I’m sure there must be an adrenaline rush that comes from playing such highly-lauded solo material to a sold out Brixton Academy which would lift any performer into a slightly more animated state, but this feels more communal than that, despite the gig taking place on a school night and not being the Friday-into-Saturday-and-perhaps-even-Sunday mega party it could so easily have turned in to. The feeling of willing on a prodigal local boy done good is palpable, a success that almost felt as much London’s as it did his. In this town, headlining Brixton Academy is still the point where you’ve really made it, sunshine.

On stage, Jamie xx (aka Jamie Smith) carries himself in a manner that’s humble, assured and playful in equal manner. The only moments of the set where the energy in the room dips – a small handful of trance-y soundscapes that go on a little too long each time – seem to be built in to allow Smith himself time to recover from his own exuberant dancing, which sees him make full use of being the only person in the venue not seated on somebody’s shoulders who had any elbow room. The rest of it – from the simple but effective light show in place of any spinning album cover-oriented visuals I half feared, to the selection of early 00’s garage classics and solo hits – is pretty difficult to fault.

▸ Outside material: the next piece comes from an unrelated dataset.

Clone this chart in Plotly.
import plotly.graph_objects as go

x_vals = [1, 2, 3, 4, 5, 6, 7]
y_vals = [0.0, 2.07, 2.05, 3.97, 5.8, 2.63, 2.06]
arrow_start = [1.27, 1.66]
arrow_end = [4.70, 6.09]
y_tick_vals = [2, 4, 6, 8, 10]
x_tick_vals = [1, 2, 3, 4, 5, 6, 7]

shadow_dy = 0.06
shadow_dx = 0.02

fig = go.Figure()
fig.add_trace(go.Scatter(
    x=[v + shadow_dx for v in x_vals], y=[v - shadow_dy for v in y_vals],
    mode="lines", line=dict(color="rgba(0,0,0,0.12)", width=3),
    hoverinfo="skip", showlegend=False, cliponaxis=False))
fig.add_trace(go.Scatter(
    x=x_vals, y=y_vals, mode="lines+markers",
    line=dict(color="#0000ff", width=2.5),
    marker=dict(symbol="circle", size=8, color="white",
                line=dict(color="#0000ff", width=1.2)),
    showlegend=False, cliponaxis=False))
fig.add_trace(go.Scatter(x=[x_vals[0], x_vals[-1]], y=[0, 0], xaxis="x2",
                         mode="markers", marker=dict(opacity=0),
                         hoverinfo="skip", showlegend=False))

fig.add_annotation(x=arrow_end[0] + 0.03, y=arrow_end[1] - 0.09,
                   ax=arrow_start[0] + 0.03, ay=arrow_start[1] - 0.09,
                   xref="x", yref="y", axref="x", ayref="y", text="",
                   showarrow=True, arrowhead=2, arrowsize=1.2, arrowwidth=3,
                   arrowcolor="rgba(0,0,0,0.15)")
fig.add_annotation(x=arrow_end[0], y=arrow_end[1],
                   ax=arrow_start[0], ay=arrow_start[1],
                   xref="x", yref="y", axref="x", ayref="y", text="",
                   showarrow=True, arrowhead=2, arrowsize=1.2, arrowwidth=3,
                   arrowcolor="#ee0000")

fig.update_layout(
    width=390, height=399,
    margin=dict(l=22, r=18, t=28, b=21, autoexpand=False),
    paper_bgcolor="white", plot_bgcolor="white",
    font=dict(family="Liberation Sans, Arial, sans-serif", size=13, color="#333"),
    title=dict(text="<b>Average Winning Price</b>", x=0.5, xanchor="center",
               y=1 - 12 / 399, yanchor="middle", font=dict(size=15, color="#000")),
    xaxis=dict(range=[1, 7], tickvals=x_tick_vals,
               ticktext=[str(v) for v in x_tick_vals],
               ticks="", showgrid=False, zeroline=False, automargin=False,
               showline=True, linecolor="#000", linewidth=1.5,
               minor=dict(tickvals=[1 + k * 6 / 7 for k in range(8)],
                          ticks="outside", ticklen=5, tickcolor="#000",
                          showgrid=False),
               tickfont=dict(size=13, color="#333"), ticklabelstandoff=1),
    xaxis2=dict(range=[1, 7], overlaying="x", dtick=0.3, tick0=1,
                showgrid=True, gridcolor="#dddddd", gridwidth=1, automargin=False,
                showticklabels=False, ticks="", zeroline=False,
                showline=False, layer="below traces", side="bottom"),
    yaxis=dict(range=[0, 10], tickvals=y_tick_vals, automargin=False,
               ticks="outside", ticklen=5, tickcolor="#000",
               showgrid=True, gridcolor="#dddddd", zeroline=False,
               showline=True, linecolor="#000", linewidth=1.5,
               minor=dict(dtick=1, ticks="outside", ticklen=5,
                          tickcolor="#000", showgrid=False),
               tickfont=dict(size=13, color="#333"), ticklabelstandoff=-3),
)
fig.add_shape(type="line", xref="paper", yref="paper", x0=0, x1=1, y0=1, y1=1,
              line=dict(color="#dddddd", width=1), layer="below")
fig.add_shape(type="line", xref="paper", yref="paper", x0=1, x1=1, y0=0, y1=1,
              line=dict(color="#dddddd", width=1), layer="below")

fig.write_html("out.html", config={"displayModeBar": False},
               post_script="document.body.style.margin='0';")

Though there are many detours in to songs his audience either didn’t know or had forgotten they knew (Smith regularly updates an excellent playlist of these on Spotify, if you’re that way inclined), the set was anchored by those aforementioned solo hits – and, having seen the reaction they got here, I’m fully confident in assigning that term to them. They are more than ‘bangers’ - they are Proper Hits. Made up though they often are largely of a slew of samples that date back decades, the feeling here is not one of mere nostalgia for dancefloors past. Using soul, techno and UK garage from bygone eras as his palette, Jamie xx paints something that sounds both new and familiar – and, I’d wager, the kind of thing everyone here is going to feel nostalgic about themselves in the not too distant future.

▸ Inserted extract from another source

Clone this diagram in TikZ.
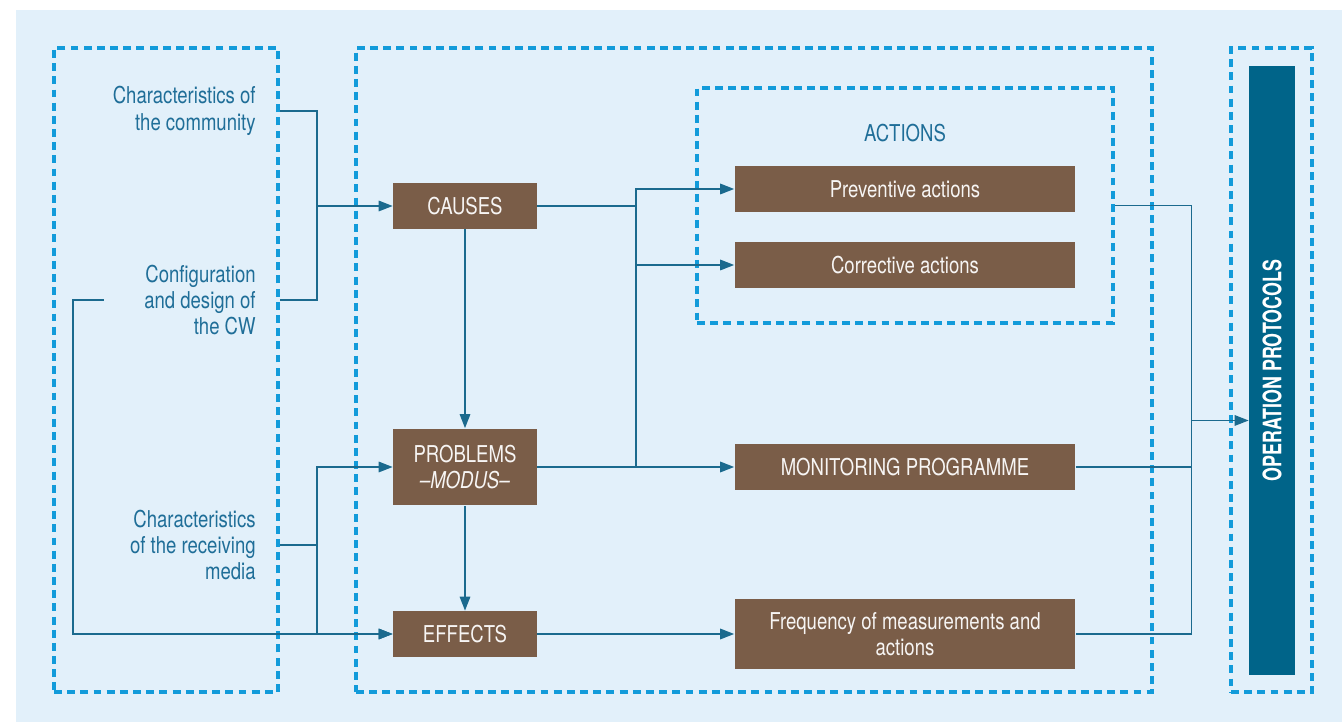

Hoity-toity ex-clubbers who’ve swapped having cheeky dabs for being cheeky dads and now presumably get their only joy from slagging off 26-year-old producers like Smith on the internet have accused Mr xx of being some sort of chancer, a boy too young to know what he’s doing, marking him out as some kind of opportunistic, stylistic vulture as opposed to the friendlier chameleon character I prefer to think of him as. Even though this room is full of people who won’t stop spilling beer on me and elbowing me in the ribs, at least it contains none of those people. There isn’t a killjoy among this friendly bunch of good-time wreckheads. Take the reaction to the appearance of the wistful guitar line in “I’ll Take Care Of U” as an example – it’s a roar which couldn’t have been bigger had Drake and Rihanna appeared on stage for a run through of their own chart-slaying take on it.

Though his album In Colour makes great use of them, there are no guest appearances at all tonight; “Higher Places” certainly doesn’t need one, with the crowd ably taking Romy xx’s effortlessly sexy vocal part on for her, and even “I Know There’s Gonna Be (Good Times)” soars without input from Popcaan and Young Thug, both rumoured to be in the building but, as it happened, were nowhere near it. No matter – “Good Times” was the song of every summer anyone in this room had just lived through, and when it finally arrived there was a feeling of trying to suck in any last remaining warmth from the outdoor autumn air, to carry it with us through a winter hibernation. He hadn’t only soundtracked the summer, but tonight, Jamie xx shut it down with memorable grace.